Let’s set some background, first. Years ago, after Jacob had cheated his brother Esau out of his legitimate eldest-son’s blessing, he had run away to live with his uncle Laban. Over the years he had worked for Laban, married his two wives Rachel and Leah and had become a rich man himself. He was so successful that he was now crowding Uncle Laban and things were getting tense between them. At this point Jacob received a message from God telling him that it was time now to go home, take up his stolen blessing, and make peace with Esau.
And so he did, he and his wives and his servants and his flocks. They packed up and left, stealing as much as they thought they could get away with in the process. It’s important to remember that Jacob truly is a thief and a scoundrel. That’s a key piece of this story. And here is where our reading picks up today.
Jacob is understandably tense at the prospect of facing Esau again so he sends everybody else across the river into home territory but stays behind himself for one last night alone – maybe to wind up his courage. It is entirely typical of Jacob that he sends his wives and children off to an unknown reception in what he has every reason to assume is hostile territory, and remains behind himself.
Read at just a surface level, this is a nonsensical story. Some stranger comes out of nowhere and attacks Jacob and they wrestle all night long – and then we have this “important detail” that the stranger throws Jacob’s hip out of joint – this point appears to be important to the Hebrews, signifying something we really don’t get – and then Jacob decides the stranger was God.
We can – and do – explain the wrestling as metaphorical. We have all, I suspect, at some point in our lives, wrestled with God – not literally, not really – but still legitimate emotional wrestling. But if we allow that to be the point of the story then we risk missing what I believe is absolutely the most important part, which is that Jacob was given a new name. And with that new name, Jacob truly does appear to become a new person.

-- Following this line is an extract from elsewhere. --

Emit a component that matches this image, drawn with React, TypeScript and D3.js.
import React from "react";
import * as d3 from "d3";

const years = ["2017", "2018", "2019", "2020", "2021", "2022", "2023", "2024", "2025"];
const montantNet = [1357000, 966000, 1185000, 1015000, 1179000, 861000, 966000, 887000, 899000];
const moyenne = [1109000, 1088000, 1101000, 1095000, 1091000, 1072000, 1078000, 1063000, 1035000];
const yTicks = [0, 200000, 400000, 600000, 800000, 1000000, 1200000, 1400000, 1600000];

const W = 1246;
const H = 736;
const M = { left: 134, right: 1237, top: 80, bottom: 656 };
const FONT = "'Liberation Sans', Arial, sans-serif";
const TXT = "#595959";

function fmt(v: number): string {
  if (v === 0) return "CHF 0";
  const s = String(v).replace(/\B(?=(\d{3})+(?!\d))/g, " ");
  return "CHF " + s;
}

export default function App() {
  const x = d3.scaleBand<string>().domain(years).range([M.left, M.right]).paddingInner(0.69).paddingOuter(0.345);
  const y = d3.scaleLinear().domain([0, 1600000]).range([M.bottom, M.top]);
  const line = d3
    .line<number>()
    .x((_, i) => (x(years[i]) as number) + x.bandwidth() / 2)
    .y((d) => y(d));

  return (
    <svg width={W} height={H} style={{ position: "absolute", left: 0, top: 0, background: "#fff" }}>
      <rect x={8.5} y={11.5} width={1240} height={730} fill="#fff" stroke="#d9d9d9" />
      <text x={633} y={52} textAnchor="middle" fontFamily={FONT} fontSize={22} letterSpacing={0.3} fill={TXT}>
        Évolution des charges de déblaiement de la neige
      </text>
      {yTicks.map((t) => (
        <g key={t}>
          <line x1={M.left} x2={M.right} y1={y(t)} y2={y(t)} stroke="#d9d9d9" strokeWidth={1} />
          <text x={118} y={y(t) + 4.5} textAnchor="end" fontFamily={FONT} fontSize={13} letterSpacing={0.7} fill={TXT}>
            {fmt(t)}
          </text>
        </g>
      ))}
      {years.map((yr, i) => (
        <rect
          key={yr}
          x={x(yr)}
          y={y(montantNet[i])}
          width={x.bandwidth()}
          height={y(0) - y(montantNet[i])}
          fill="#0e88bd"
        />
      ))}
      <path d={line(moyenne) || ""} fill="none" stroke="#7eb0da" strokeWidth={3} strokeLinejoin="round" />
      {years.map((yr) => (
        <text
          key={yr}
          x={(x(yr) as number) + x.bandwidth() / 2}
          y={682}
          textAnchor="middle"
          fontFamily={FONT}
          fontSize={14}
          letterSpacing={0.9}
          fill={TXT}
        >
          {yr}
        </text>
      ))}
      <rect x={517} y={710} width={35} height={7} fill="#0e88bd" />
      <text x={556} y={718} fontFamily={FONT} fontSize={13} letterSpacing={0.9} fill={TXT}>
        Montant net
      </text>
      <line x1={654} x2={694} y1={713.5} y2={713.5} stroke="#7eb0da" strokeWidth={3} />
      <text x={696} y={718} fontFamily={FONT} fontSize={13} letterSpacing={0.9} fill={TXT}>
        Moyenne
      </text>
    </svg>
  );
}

Jacob was a thief and a con-man. Israel is not. Israel makes peace with his brother – acknowledging his wrong and offering to make it as right as he can. Israel settles into fatherhood and becomes a good citizen. It appears that Israel, once free of carrying the burden that had been Jacob – a burden that told him he had to cheat and connive to get through life – Israel could now become the one whom God always intended him to be.
What names do we put on ourselves? What names do we put on others? Have you ever thought – when you are calling yourself loser, or stupid, or useless or ugly or whichever of the dozens of ugly things we have to choose among that we occasionally decide to call ourselves – do you ever remember that that is not the name by which God calls you? Do you ever -- when you’re yelling at someone on the TV or that driver who just almost hit you – or the friend who has betrayed and hurt you – do you really think that is the name by which God calls them?
Jacob bore the burden of his name for years before God set him free to be Israel. God said, in effect, You don’t have to be that Jacob anymore. You never have been that ‘Jacob’ to me. Now you will know yourself as the one I’ve always known you to be – you are ‘Israel,’ my beloved child.
What name do you carry in your own heart, your own mind? Is it the name God calls you when God speaks to tell you that you are loved? When we talk about others, are the names we use the names that God uses for them?
What burdens do we place on other’s shoulders with the names we give them? What unnecessary burdens do we carry ourselves when we live the name the world gives us rather than the name that God has given us?
When God calls us by name, that name is always Beloved Child.